■ **Given data**
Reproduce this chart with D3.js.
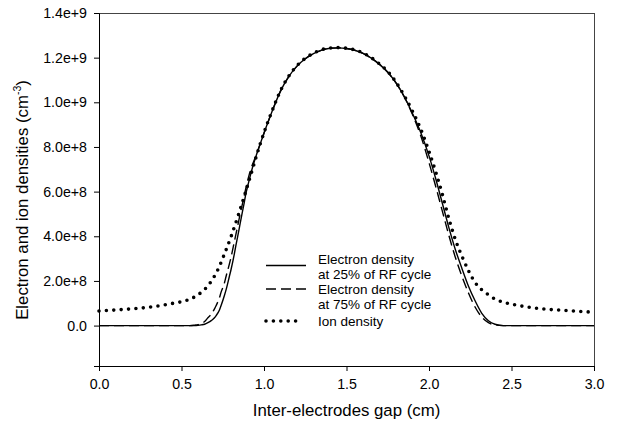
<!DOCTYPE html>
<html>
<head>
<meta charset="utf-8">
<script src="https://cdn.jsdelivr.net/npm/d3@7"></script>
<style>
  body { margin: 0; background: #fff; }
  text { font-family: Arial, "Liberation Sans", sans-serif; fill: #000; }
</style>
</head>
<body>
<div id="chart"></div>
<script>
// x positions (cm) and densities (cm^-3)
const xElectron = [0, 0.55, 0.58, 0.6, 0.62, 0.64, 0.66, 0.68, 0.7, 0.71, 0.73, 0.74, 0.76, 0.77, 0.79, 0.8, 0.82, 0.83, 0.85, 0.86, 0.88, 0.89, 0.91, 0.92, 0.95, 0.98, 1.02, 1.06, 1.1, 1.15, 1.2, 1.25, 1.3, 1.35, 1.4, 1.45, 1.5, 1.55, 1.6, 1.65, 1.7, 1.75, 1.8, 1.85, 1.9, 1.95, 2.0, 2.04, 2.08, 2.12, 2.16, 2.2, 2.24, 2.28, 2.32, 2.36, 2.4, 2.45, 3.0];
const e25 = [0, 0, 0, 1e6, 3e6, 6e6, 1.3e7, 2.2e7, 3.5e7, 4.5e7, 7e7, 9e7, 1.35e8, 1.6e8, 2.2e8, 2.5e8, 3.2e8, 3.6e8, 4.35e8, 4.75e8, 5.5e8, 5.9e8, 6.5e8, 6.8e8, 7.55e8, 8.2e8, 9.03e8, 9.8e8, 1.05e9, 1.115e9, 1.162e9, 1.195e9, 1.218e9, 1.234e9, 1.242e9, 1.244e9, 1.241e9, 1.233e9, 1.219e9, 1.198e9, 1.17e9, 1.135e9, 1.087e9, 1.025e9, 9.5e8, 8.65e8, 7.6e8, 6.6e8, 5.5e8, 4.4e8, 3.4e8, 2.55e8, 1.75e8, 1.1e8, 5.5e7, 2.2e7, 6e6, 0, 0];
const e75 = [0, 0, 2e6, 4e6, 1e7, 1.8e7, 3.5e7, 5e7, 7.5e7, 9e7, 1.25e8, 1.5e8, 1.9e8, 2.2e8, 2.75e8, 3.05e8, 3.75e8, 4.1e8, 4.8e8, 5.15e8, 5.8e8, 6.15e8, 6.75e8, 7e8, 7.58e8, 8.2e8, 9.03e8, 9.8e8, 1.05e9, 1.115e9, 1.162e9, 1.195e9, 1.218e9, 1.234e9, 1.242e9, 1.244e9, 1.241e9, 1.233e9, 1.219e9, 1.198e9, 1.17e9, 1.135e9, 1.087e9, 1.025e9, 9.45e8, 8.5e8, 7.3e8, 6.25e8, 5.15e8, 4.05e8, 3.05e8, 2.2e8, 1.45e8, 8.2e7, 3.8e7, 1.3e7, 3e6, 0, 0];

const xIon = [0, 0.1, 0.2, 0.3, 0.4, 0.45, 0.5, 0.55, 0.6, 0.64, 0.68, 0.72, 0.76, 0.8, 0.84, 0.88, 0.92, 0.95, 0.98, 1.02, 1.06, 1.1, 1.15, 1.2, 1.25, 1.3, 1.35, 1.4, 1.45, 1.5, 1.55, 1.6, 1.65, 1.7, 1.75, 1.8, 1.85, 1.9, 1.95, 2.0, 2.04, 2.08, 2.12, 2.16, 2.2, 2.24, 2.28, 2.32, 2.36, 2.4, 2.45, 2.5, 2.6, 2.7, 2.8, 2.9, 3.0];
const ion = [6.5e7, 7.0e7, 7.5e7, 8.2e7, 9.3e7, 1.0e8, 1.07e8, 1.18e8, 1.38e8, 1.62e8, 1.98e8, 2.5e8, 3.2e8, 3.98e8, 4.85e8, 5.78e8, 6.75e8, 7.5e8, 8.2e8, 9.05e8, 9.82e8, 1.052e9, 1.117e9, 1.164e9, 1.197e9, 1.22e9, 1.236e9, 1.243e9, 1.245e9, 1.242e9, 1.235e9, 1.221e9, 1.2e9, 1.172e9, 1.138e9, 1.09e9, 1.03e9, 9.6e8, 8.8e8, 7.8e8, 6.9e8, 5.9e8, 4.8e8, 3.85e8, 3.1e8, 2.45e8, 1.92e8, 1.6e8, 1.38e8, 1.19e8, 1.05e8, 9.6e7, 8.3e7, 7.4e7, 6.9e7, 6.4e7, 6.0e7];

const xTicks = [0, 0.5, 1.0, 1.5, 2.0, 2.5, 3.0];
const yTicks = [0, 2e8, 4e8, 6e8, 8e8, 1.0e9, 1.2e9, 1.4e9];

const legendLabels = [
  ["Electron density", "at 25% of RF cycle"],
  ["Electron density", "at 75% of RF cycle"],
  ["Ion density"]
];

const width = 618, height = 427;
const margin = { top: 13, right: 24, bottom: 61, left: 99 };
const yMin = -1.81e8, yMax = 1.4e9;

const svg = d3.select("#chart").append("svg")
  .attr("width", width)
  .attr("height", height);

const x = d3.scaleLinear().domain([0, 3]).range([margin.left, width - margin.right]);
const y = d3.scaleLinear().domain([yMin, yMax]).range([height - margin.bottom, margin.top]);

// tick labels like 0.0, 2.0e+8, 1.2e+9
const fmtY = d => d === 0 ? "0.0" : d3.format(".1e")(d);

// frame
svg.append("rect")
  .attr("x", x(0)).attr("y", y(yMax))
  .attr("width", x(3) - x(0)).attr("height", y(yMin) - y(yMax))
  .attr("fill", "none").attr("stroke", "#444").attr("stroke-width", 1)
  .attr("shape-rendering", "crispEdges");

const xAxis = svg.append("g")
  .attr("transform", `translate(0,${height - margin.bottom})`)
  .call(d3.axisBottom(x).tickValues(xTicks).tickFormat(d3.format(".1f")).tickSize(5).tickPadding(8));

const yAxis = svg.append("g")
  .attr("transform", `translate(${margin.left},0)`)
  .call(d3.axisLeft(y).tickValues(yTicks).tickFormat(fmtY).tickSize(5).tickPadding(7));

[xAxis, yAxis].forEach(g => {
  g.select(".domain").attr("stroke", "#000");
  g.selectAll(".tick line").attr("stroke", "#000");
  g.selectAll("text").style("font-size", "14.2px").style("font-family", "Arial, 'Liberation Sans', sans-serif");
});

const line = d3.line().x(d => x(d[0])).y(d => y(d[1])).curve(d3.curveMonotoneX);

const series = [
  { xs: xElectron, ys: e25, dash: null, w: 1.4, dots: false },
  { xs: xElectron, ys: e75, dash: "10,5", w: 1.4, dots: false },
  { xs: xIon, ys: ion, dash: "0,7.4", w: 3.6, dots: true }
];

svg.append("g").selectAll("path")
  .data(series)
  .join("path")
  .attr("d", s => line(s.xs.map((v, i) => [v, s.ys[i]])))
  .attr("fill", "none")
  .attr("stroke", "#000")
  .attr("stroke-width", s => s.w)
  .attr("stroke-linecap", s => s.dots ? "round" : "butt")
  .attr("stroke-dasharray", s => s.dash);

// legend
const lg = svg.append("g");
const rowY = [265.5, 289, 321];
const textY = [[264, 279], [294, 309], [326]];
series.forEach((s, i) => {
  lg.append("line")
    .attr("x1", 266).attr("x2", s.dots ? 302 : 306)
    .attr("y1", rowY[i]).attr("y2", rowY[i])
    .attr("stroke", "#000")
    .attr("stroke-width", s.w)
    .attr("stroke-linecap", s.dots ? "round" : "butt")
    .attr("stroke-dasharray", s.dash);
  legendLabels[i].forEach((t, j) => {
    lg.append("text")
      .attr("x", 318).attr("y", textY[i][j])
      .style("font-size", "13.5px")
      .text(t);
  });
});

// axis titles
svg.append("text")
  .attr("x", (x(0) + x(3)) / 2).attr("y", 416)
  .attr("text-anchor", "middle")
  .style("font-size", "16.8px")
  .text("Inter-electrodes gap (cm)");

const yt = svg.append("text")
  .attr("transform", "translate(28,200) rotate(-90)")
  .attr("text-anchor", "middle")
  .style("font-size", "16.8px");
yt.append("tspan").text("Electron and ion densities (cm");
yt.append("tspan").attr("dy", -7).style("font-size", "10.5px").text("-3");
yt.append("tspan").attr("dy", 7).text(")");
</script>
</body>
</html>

■ **Aim**
From the data above, gather every line that includes the word "chart".

■ **Worked solution**
Reproduce this chart with D3.js.
<div id="chart"></div>
const svg = d3.select("#chart").append("svg")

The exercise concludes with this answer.